Bling Software Speeds Development of Mobile Applications

Bling Software of 5994 W. Las Positas Boulevard hopes to significantly change the way mobile applications are created with its Bling Player, the first Web-standards based software platform for mobile applications. The Bling Player enables applications for mobile phones to be created using the same javascript and XML programming languages widely used for developing PC-based Web applications. The Bling Player opens up mobile programming to millions of Web developers.

Bling Software was co-founded by Roy Satterthwaite and Scott Penberthy, who worked together on IBM's original Web products, Penberthy on the technical side and Satterthwaite as a product manager. They both left IBM, but hooked up again in 2005 and went into business together.

"We understood the Web and the Web business models and thought that the mobile Internet had a larger potential and greater impact than the original PC-based Internet," says Satterthwaite, Bling CEO. "But there wasn't a good development model for mobile computing. It's very easy to develop Web-based applications, but it's difficult to do the same thing on the handset."

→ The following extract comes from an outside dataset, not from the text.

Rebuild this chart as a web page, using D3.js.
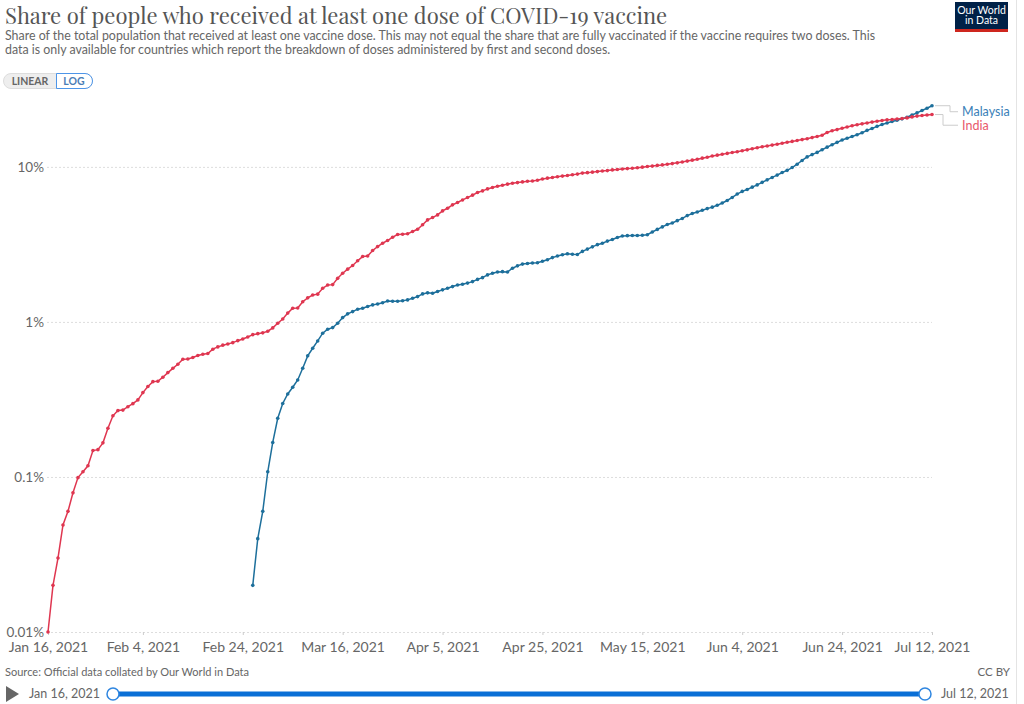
<!DOCTYPE html>
<html>
<head>
<meta charset="utf-8">
<script src="https://cdn.jsdelivr.net/npm/d3@7"></script>
<style>
  body { margin: 0; background: #fff; }
  svg { display: block; font-family: Lato, "Noto Sans", sans-serif; }
</style>
</head>
<body>
<svg id="drawing_region"></svg>
<script>
// Share of population with at least one dose (%), one value per day
const indiaStart = "2021-01-16";
const indiaValues = [
  0.01, 0.02, 0.03, 0.049, 0.06, 0.079, 0.099, 0.108, 0.118, 0.148,
  0.15, 0.166, 0.206, 0.248, 0.268, 0.27, 0.284, 0.297, 0.314, 0.35,
  0.383, 0.412, 0.414, 0.44, 0.471, 0.502, 0.533, 0.574, 0.576, 0.589,
  0.607, 0.619, 0.625, 0.667, 0.69, 0.708, 0.72, 0.735, 0.757, 0.776,
  0.80, 0.828, 0.84, 0.85, 0.871, 0.915, 0.98, 1.045, 1.14, 1.225,
  1.23, 1.35, 1.43, 1.49, 1.51, 1.65, 1.73, 1.74, 1.91, 2.06,
  2.19, 2.31, 2.48, 2.64, 2.66, 2.89, 3.06, 3.22, 3.35, 3.52,
  3.66, 3.68, 3.70, 3.83, 3.96, 4.23, 4.55, 4.71, 4.90, 5.20,
  5.41, 5.69, 5.89, 6.12, 6.34, 6.57, 6.83, 7.0, 7.21, 7.36,
  7.50, 7.62, 7.74, 7.84, 7.92, 8.00, 8.08, 8.10, 8.20, 8.35,
  8.46, 8.55, 8.63, 8.72, 8.80, 8.90, 8.98, 9.12, 9.18, 9.25,
  9.32, 9.40, 9.46, 9.56, 9.62, 9.68, 9.75, 9.80, 9.88, 9.96,
  10.05, 10.12, 10.22, 10.30, 10.40, 10.50, 10.62, 10.75, 10.90, 11.05,
  11.20, 11.38, 11.55, 11.75, 11.90, 12.05, 12.22, 12.38, 12.52, 12.70,
  12.88, 13.10, 13.30, 13.48, 13.65, 13.82, 14.00, 14.20, 14.42, 14.60,
  14.80, 15.00, 15.20, 15.45, 15.70, 16.00, 16.65, 17.10, 17.40, 17.75,
  18.10, 18.40, 18.70, 18.95, 19.20, 19.45, 19.70, 19.90, 20.10, 20.20,
  20.35, 20.50, 20.70, 21.00, 21.25, 21.45, 21.60, 21.75
];
const malaysiaStart = "2021-02-26";
const malaysiaValues = [
  0.02, 0.04, 0.06, 0.108, 0.167, 0.239, 0.298, 0.343, 0.379, 0.422,
  0.503, 0.604, 0.676, 0.754, 0.846, 0.897, 0.919, 0.98, 1.066, 1.127,
  1.166, 1.208, 1.226, 1.256, 1.288, 1.306, 1.33, 1.365, 1.36, 1.36,
  1.37, 1.387, 1.42, 1.456, 1.516, 1.54, 1.53, 1.57, 1.61, 1.65,
  1.69, 1.73, 1.75, 1.78, 1.82, 1.88, 1.93, 2.01, 2.06, 2.10,
  2.11, 2.10, 2.22, 2.30, 2.36, 2.38, 2.40, 2.41, 2.46, 2.52,
  2.60, 2.66, 2.71, 2.75, 2.73, 2.72, 2.85, 2.95, 3.05, 3.15,
  3.22, 3.32, 3.40, 3.50, 3.58, 3.60, 3.61, 3.61, 3.62, 3.65,
  3.80, 3.95, 4.10, 4.25, 4.35, 4.50, 4.65, 4.85, 5.00, 5.12,
  5.25, 5.38, 5.50, 5.65, 5.85, 6.07, 6.35, 6.68, 6.95, 7.15,
  7.40, 7.65, 7.95, 8.25, 8.55, 8.85, 9.20, 9.50, 9.90, 10.40,
  11.00, 11.60, 12.00, 12.40, 12.90, 13.40, 13.90, 14.40, 14.90, 15.30,
  15.70, 16.10, 16.60, 17.20, 17.70, 18.25, 18.75, 19.20, 19.60, 20.00,
  20.40, 20.90, 21.60, 22.30, 23.10, 23.90, 24.80
];
const xTickDates = ["2021-01-16", "2021-02-04", "2021-02-24", "2021-03-16", "2021-04-05",
  "2021-04-25", "2021-05-15", "2021-06-04", "2021-06-24", "2021-07-12"];
const xTickLabels = ["Jan 16, 2021", "Feb 4, 2021", "Feb 24, 2021", "Mar 16, 2021", "Apr 5, 2021",
  "Apr 25, 2021", "May 15, 2021", "Jun 4, 2021", "Jun 24, 2021", "Jul 12, 2021"];
const yTickValues = [0.01, 0.1, 1, 10];
const yTickLabels = ["0.01%", "0.1%", "1%", "10%"];
const seriesNames = ["Malaysia", "India"];

const parse = d3.utcParse("%Y-%m-%d");
const toSeries = (start, values) =>
  values.map((v, i) => ({ date: d3.utcDay.offset(parse(start), i), value: v }));

const series = [
  { name: seriesNames[0], color: "#1d6f9b", label: "#3a7fb8", knee: 950, data: toSeries(malaysiaStart, malaysiaValues) },
  { name: seriesNames[1], color: "#df3650", label: "#e8596c", knee: 943, data: toSeries(indiaStart, indiaValues) }
];

class LineChart {
  constructor(config, series) {
    this.config = config;
    this.series = series;
    this.init();
  }
  init() {
    let self = this;
    self.svg = d3.select(self.config.parent)
      .attr('width', self.config.width).attr('height', self.config.height);
    self.xscale = d3.scaleUtc()
      .domain([parse(xTickDates[0]), parse(xTickDates[xTickDates.length - 1])])
      .range([self.config.left, self.config.right]);
    self.yscale = d3.scaleLog()
      .domain([0.01, 27])
      .range([self.config.bottom, self.config.top]);
    self.render();
  }
  render() {
    let self = this;
    const svg = self.svg;

    // header
    svg.append('text').attr('x', 5).attr('y', 24)
      .attr('font-family', '"Playfair Display", "Liberation Serif", serif')
      .attr('font-size', 22).attr('fill', '#555')
      .text('Share of people who received at least one dose of COVID-19 vaccine');
    const sub = [
      'Share of the total population that received at least one vaccine dose. This may not equal the share that are fully vaccinated if the vaccine requires two doses. This',
      'data is only available for countries which report the breakdown of doses administered by first and second doses.'
    ];
    svg.selectAll('.sub').data(sub).join('text')
      .attr('x', 5).attr('y', (d, i) => 40 + i * 14)
      .attr('font-size', 12.4).attr('fill', '#666').text(d => d);

    // linear / log toggle
    const tg = svg.append('g');
    tg.append('rect').attr('x', 3.5).attr('y', 73.5).attr('width', 89).attr('height', 15)
      .attr('rx', 7.5).attr('fill', '#eee').attr('stroke', '#ddd');
    tg.append('path')
      .attr('d', 'M56.5,73.5 H85 A7.5,7.5 0 0 1 85,88.5 H56.5 Z')
      .attr('fill', '#fff').attr('stroke', '#4d95e8');
    tg.append('text').attr('x', 30).attr('y', 85).attr('text-anchor', 'middle')
      .attr('font-size', 10.5).attr('font-weight', 700).attr('fill', '#666').text('LINEAR');
    tg.append('text').attr('x', 74).attr('y', 85).attr('text-anchor', 'middle')
      .attr('font-size', 10.5).attr('font-weight', 700).attr('fill', '#4b7db5').text('LOG');

    // logo
    svg.append('rect').attr('x', 955).attr('y', 2).attr('width', 53).attr('height', 28).attr('fill', '#002147');
    svg.append('rect').attr('x', 955).attr('y', 29).attr('width', 53).attr('height', 3).attr('fill', '#ce261e');
    svg.selectAll('.logo').data(['Our World', 'in Data']).join('text')
      .attr('x', 981.5).attr('y', (d, i) => 14 + i * 10).attr('text-anchor', 'middle')
      .attr('font-size', 10.5).attr('fill', '#fff').text(d => d);

    // frame line at right
    svg.append('line').attr('x1', 1016.5).attr('x2', 1016.5).attr('y1', 0).attr('y2', 704)
      .attr('stroke', '#e4e4e4');

    // y grid + labels
    const yaxis = d3.axisLeft(self.yscale).tickValues(yTickValues)
      .tickFormat((d, i) => yTickLabels[i])
      .tickSize(-(self.config.right - self.config.left + 1)).tickPadding(3);
    const yg = svg.append('g').attr('transform', `translate(${self.config.left - 1},0)`).call(yaxis);
    yg.select('.domain').remove();
    yg.selectAll('line').attr('stroke', '#ddd').attr('stroke-dasharray', '2,2');
    yg.selectAll('text').attr('font-size', 13.5).attr('fill', '#666').attr('font-family', 'Lato, sans-serif');

    // x axis
    const xaxis = d3.axisBottom(self.xscale)
      .tickValues(xTickDates.map(parse))
      .tickFormat((d, i) => xTickLabels[i])
      .tickSize(3).tickPadding(7);
    const xg = svg.append('g').attr('transform', `translate(0,${self.config.bottom})`).call(xaxis);
    xg.select('.domain').remove();
    xg.selectAll('line').attr('stroke', '#ccc');
    xg.selectAll('text').attr('font-size', 14).attr('fill', '#666').attr('font-family', 'Lato, sans-serif');

    // lines + points
    const line = d3.line().x(d => self.xscale(d.date)).y(d => self.yscale(d.value));
    self.series.forEach(s => {
      const g = svg.append('g');
      g.append('path').attr('d', line(s.data)).attr('fill', 'none')
        .attr('stroke', s.color).attr('stroke-width', 1.5);
      g.selectAll('circle').data(s.data).join('circle')
        .attr('cx', d => self.xscale(d.date)).attr('cy', d => self.yscale(d.value))
        .attr('r', 1.8).attr('fill', s.color);
    });

    // end labels with connectors
    const ends = self.series.map(s => s.data[s.data.length - 1]);
    let labelY = [self.yscale(ends[0].value) + 6];
    labelY.push(labelY[0] + 13.5);
    self.series.forEach((s, i) => {
      const ex = self.xscale(ends[i].date) + 3, ey = self.yscale(ends[i].value);
      svg.append('path')
        .attr('d', `M${ex},${ey} H${s.knee} V${labelY[i]} H${958}`)
        .attr('fill', 'none').attr('stroke', '#ccc');
      svg.append('text').attr('x', 962).attr('y', labelY[i]).attr('dy', '0.35em')
        .attr('font-size', 12.5).attr('fill', s.label).text(s.name);
    });

    // footer
    svg.append('text').attr('x', 5).attr('y', 676).attr('font-size', 11.5).attr('fill', '#666')
      .attr('textLength', 244).attr('lengthAdjust', 'spacingAndGlyphs')
      .text('Source: Official data collated by Our World in Data');
    svg.append('text').attr('x', 1010).attr('y', 676).attr('text-anchor', 'end')
      .attr('font-size', 11.5).attr('fill', '#666').text('CC BY');

    // timeline
    svg.append('path').attr('d', 'M6,686 L19,694 L6,702 Z').attr('fill', '#666');
    svg.append('text').attr('x', 29).attr('y', 694).attr('dy', '0.35em')
      .attr('font-size', 12.5).attr('fill', '#666').text(xTickLabels[0]);
    svg.append('line').attr('x1', 113).attr('x2', 925).attr('y1', 694).attr('y2', 694)
      .attr('stroke', '#0a6fd6').attr('stroke-width', 5);
    [113, 925].forEach(cx => {
      svg.append('circle').attr('cx', cx).attr('cy', 694).attr('r', 6)
        .attr('fill', '#fff').attr('stroke', '#2f86e0').attr('stroke-width', 1.5);
    });
    svg.append('text').attr('x', 941).attr('y', 694).attr('dy', '0.35em')
      .attr('font-size', 12.5).attr('fill', '#666').text(xTickLabels[xTickLabels.length - 1]);
  }
}

const config = { parent: '#drawing_region', width: 1024, height: 704, left: 48, right: 932, top: 100, bottom: 632 };
const chart = new LineChart(config, series);
</script>
</body>
</html>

Mobile carriers generally support mobile applications that run on a slimmed-down version of Java by Sun Microsystems or BREW (Binary Runtime Environment for Wireless) by Qualcomm. Cell phones with either software can download and run programs. To make an application available to all mobile users, a developer has to build the application in both Java and BREW, and also create versions that communicate with each of about 75 different mobile phones. A simple one or two screen application such as a weather forecast can take 5 or 6 months to build and costs hundreds of thousands of dollars. Developers must know object-oriented (O-O) programming and how to port their code to many different devices. Bling Software was formed to overcome these constraints.

"What we decided to do 18 months ago is put a thin client layer on top of BREW and Java and make this layer work with each of them and 75 different handsets," explains Satterthwaite. "Using the Bling Player, the Web author doesn't have to be an O-O coder and doesn't have to understand the profiles of all 75 handsets. A Web author can code for handsets using the standard scripting they already use on the Web. Mobile applications can be developed in one tenth the time."

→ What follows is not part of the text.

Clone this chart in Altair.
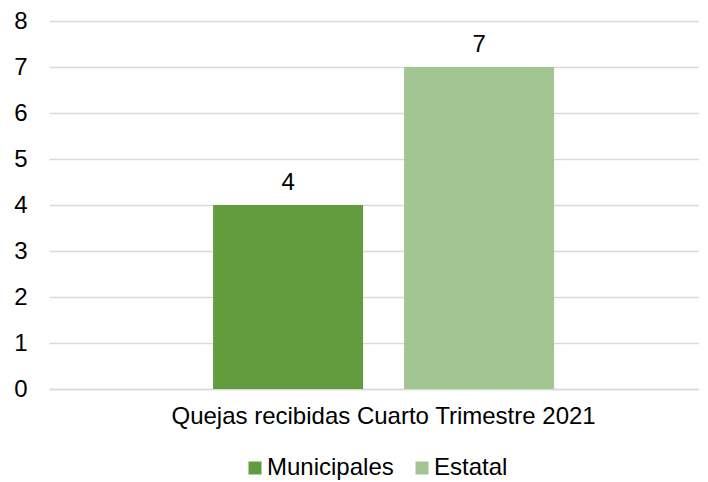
import altair as alt
import pandas as pd

categoria = ["Quejas recibidas Cuarto Trimestre 2021"]
series = ["Municipales", "Estatal"]
valores = [4, 7]
colores = ["#629c3f", "#a3c592"]

df = pd.DataFrame({
    "cat": [categoria[0]] * len(series),
    "serie": series,
    "valor": valores,
})

FONT = "Liberation Sans"
FS = 24

x = alt.X("cat:N", title=None,
          scale=alt.Scale(paddingInner=0, paddingOuter=0.453, align=0.531),
          axis=alt.Axis(labelAngle=0, labelFontSize=FS, labelColor="#000000", labelFont=FONT,
                        labelLimit=0, ticks=False, domainColor="#d9d9d9", domainWidth=1.5,
                        labelPadding=15))
xoff = alt.XOffset("serie:N", sort=series, scale=alt.Scale(paddingInner=0.2147, paddingOuter=0))
y = alt.Y("valor:Q", title=None,
          scale=alt.Scale(domain=[0, 8]),
          axis=alt.Axis(values=list(range(9)), labelFontSize=FS, labelColor="#000000", labelFont=FONT,
                        ticks=False, domain=False, gridColor="#d9d9d9", gridWidth=1.5, labelPadding=22))

bars = alt.Chart(df).mark_bar().encode(
    x=x, xOffset=xoff, y=y,
    color=alt.Color("serie:N", sort=series,
                    scale=alt.Scale(domain=series, range=colores),
                    legend=alt.Legend(title=None, orient="none", direction="horizontal",
                                      legendX=194, legendY=435,
                                      symbolType="square", symbolSize=169, symbolStrokeWidth=0,
                                      labelFontSize=FS, labelFont=FONT, labelColor="#000000",
                                      labelOffset=0, columnPadding=16)),
)

labels = alt.Chart(df).mark_text(fontSize=FS, font=FONT, color="#000000", baseline="alphabetic", dy=-15).encode(
    x=alt.X("cat:N"), xOffset=alt.XOffset("serie:N", sort=series), y=alt.Y("valor:Q"),
    text=alt.Text("valor:Q"),
)

chart = (bars + labels).properties(
    width=650, height=368, padding={"left": 5, "top": 1, "right": 0, "bottom": 0}
).configure_view(stroke=None)

chart.save("out.html", embed_options={"renderer": "svg", "actions": False})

The BREW-compatible version of the Bling Player was released in October. The Java version is scheduled for release in December. Both versions will be available as a download that developers can try out.

"We took a truly standards-based approach," concludes Satterthwaite. "Our goal is to work with the Web and mobile publishers of the world, have them use our platform instead of doing it the old brute force way."

Bling Software has ten employees and is growing. It is hiring additional staff and expects to be moving onto larger offices soon.